Il realismo del film di Trần Anh Hùng, Il gusto delle cose, è tale da aver fatto pensare a una storia vera. In realtà, il protagonista maschile, il gastronomo Dodin-Bouffant non sarebbe mai esistito. Lasciamo il condizionale per una piccola curiosità che spieghiamo più avanti. Premiato a Cannes lo scorso anno con la Palma per la miglior regia, Il gusto delle cose, ambientato nel 1885, parla di uno chef molto famoso, interpretato da Benoît Magimel e del suo rapporto sentimentale (e non solo) con la cuoca sopraffina Eugénie, la splendida Juliette Binoche. Il personaggio, però, come detto, sarebbe solo una creazione artistica. Il regista vietnamita, infatti, si è limitato ad adattare per il grande schermo il romanzo La vie et la passion de Dodin-Bouffant, gourmet scritto da Marcel Rouff e pubblicato nel 1924.
È chiaro però che in questa figura così particolare di amante della cucina e del mangiar bene confluiscano delle vere ispirazioni. In primis, quella dello stesso Rouff che oltre a essere scrittore è stato anche critico culinario rinomato. Svizzero, classe 1877, scrisse infatti, con il collega Curnonsky, i 28 volumi dell’enciclopedico La France gastronomique: Guide des merveilles culinaires et des bonnes auberges françaises.

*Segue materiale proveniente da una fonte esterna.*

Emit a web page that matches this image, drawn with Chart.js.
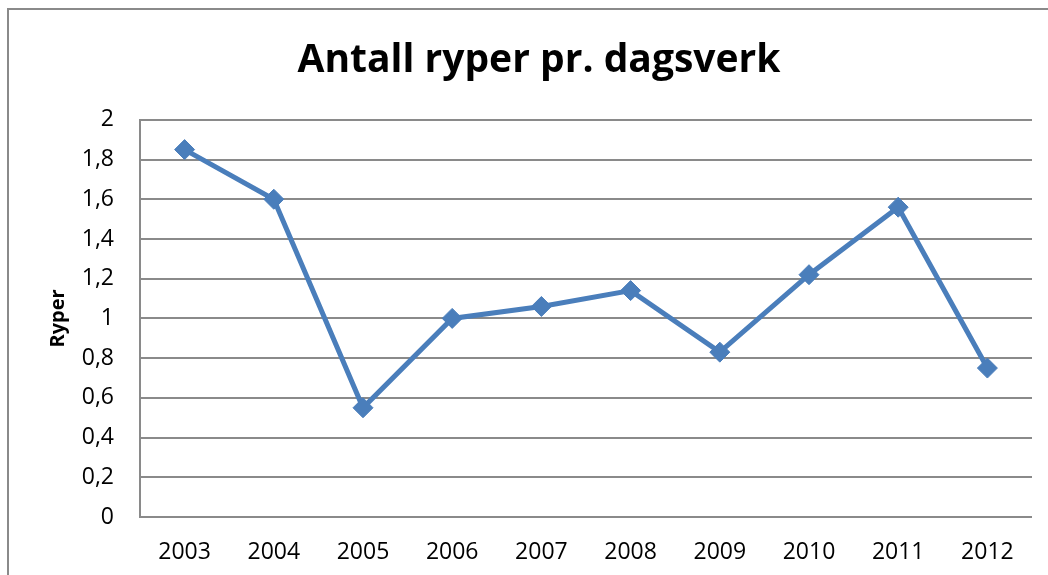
<!DOCTYPE html>
<html>
<head>
<meta charset="utf-8">
<script src="https://cdn.jsdelivr.net/npm/chart.js@4"></script>
<style>
	html, body { margin: 0; padding: 0; background: #fff; overflow: hidden; }
	#wrap { position: relative; width: 1048px; height: 575px; }
	#frame { position: absolute; left: 7px; top: 8px; width: 1100px; height: 700px; border: 2px solid #8a8a8a; box-sizing: border-box; }
	canvas { position: absolute; left: 0; top: 0; }
</style>
</head>
<body>
<div id="wrap">
	<div id="frame"></div>
	<canvas id="chart" width="1048" height="575"></canvas>
</div>
<script>
const years = ['2003', '2004', '2005', '2006', '2007', '2008', '2009', '2010', '2011', '2012'];
const ryper = [1.85, 1.6, 0.55, 1.0, 1.06, 1.14, 0.83, 1.22, 1.56, 0.75];
const yTickLabels = ['0', '0,2', '0,4', '0,6', '0,8', '1', '1,2', '1,4', '1,6', '1,8', '2'];

document.addEventListener('DOMContentLoaded', function() {
	const ctx = document.getElementById('chart').getContext('2d');
	new Chart(ctx, {
		type: 'line',
		data: {
			labels: years,
			datasets: [{
				label: 'Ryper',
				data: ryper,
				borderColor: '#4a7ebb',
				backgroundColor: '#4a7ebb',
				borderWidth: 5,
				pointStyle: 'rectRot',
				pointRadius: 10,
				pointBorderWidth: 1,
				tension: 0
			}]
		},
		options: {
			responsive: false,
			animation: false,
			layout: {
				padding: { left: 46, right: 16, top: 36, bottom: 0 }
			},
			plugins: {
				legend: { display: false },
				tooltip: { enabled: false },
				title: {
					display: true,
					text: 'Antall ryper pr. dagsverk',
					color: '#000',
					font: { family: 'Open Sans', size: 39, weight: 'bold' },
					padding: { top: 1, bottom: 36 }
				}
			},
			scales: {
				x: {
					offset: true,
					afterFit: function(scale) { scale.height = 58; },
					grid: { display: false, drawTicks: false },
					border: { display: false },
					ticks: {
						color: '#000',
						padding: 22,
						font: { family: 'Open Sans', size: 23 }
					}
				},
				y: {
					min: 0,
					max: 2,
					afterFit: function(scale) { scale.width = 94; },
					grid: { color: '#8a8a8a', lineWidth: 2, drawTicks: false },
					border: { display: true, color: '#8a8a8a', width: 2 },
					title: {
						display: true,
						text: 'Ryper',
						color: '#000',
						font: { family: 'Open Sans', size: 20, weight: 'bold' },
						padding: 0
					},
					ticks: {
						stepSize: 0.2,
						color: '#000',
						padding: 26,
						font: { family: 'Open Sans', size: 23 },
						callback: function(value, index) { return yTickLabels[index]; }
					}
				}
			}
		}
	});
});
</script>
</body>
</html>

Un compendio dettagliatissimo sulle prelibatezze del cibo francese. Un’opera così monumentale da valere a Rouff e Curnonsky il titolo di ‘inventori della guida gastronomica’.
Eppure, secondo quanto riferisce il sito dell’editore francese Menu Fretin, lo stesso Curnonsky, proprio nel libro, parla di Dodin-Bouffant. “L’anno scorso, Marcel Rouff e io, con il nostro amico Dodin-Bouffant, abbiamo fatto un primo viaggio di studio preliminare ad Aunis e Saintonge…“. Può darsi allora, che Dodin-Bouffant esistesse. In mancanza di prove certe, lasciamo aperto il mistero.

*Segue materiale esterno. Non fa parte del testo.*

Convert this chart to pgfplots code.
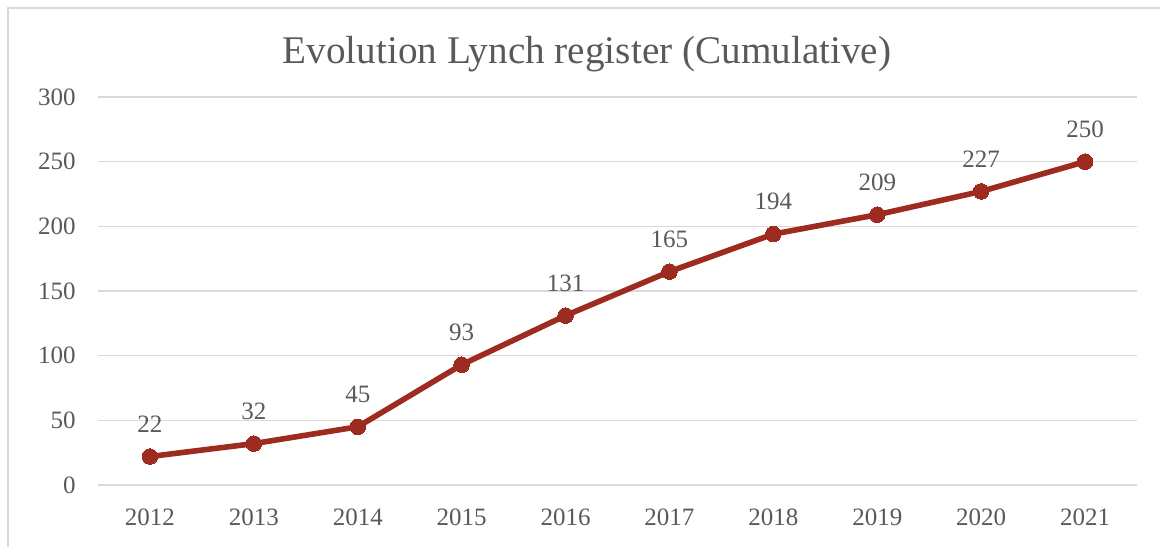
\documentclass[border=0pt]{standalone}
\usepackage{pgfplots}
\pgfplotsset{compat=1.18}
\usepackage{fontspec}
\setmainfont{Liberation Serif}
\definecolor{txt}{HTML}{595959}
\definecolor{grd}{HTML}{D9D9D9}
\definecolor{ln}{HTML}{9E2B1F}
\begin{document}
\begin{tikzpicture}
\useasboundingbox (0,0) rectangle (580pt,273pt);
\begin{scope}
\clip (0,0) rectangle (580pt,273pt);
\draw[grd, line width=0.8pt] (4pt,-10pt) -- (4pt,269pt) -- (600pt,269pt);
\end{scope}
\node[anchor=base, text=txt, font=\fontsize{19.6}{22}\selectfont, inner sep=0] at (293.5pt,241pt) {Evolution Lynch register (Cumulative)};
\begin{axis}[
  at={(49pt,30.5pt)}, anchor=south west,
  scale only axis, width=519.5pt, height=194pt,
  xmin=-0.5, xmax=9.5, ymin=0, ymax=300,
  xtick={0,...,9},
  xticklabels={2012,2013,2014,2015,2016,2017,2018,2019,2020,2021},
  ytick={0,50,...,300},
  axis line style={draw=none},
  major tick length=0pt,
  ymajorgrids, grid style={grd, line width=0.75pt},
  tick label style={text=txt, font=\fontsize{12.5}{15}\selectfont, inner sep=0},
  yticklabel style={anchor=east, xshift=-11pt},
  xticklabel style={anchor=north, yshift=-11.5pt},
  /pgf/number format/assume math mode=true,
  nodes near coords,
  every node near coord/.append style={text=txt, font=\fontsize{12.5}{15}\selectfont, anchor=south, inner sep=0, yshift=12pt},
  clip=false,
]
\addplot[ln, line width=2.8pt, mark=*, mark size=3.9pt, mark options={fill=ln, draw=ln, line width=0pt}] coordinates {
(0,22) (1,32) (2,45) (3,93) (4,131) (5,165) (6,194) (7,209) (8,227) (9,250)
};
\end{axis}
\end{tikzpicture}
\end{document}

Ma c’è anche un’altra ispirazione importante in Dodin Bouffant, quella di Anthelme Brillat-Savarin, autore dell’importante libro La fisiologia del gusto. Nel volume, risalente al 1825, Savarin, politico e giurista di fama riconosciuta, parlava con tono ironico di cucina, filosofia e scienza. Diede vita, così, a un saggio unico nel suo genere, diventato in breve tempo un caposaldo della cosiddetta cucina borghese, ovvero in aperta antitesi a quella dei nobili. Quindi basata su alimenti freschi e accostamenti originali dei sapori.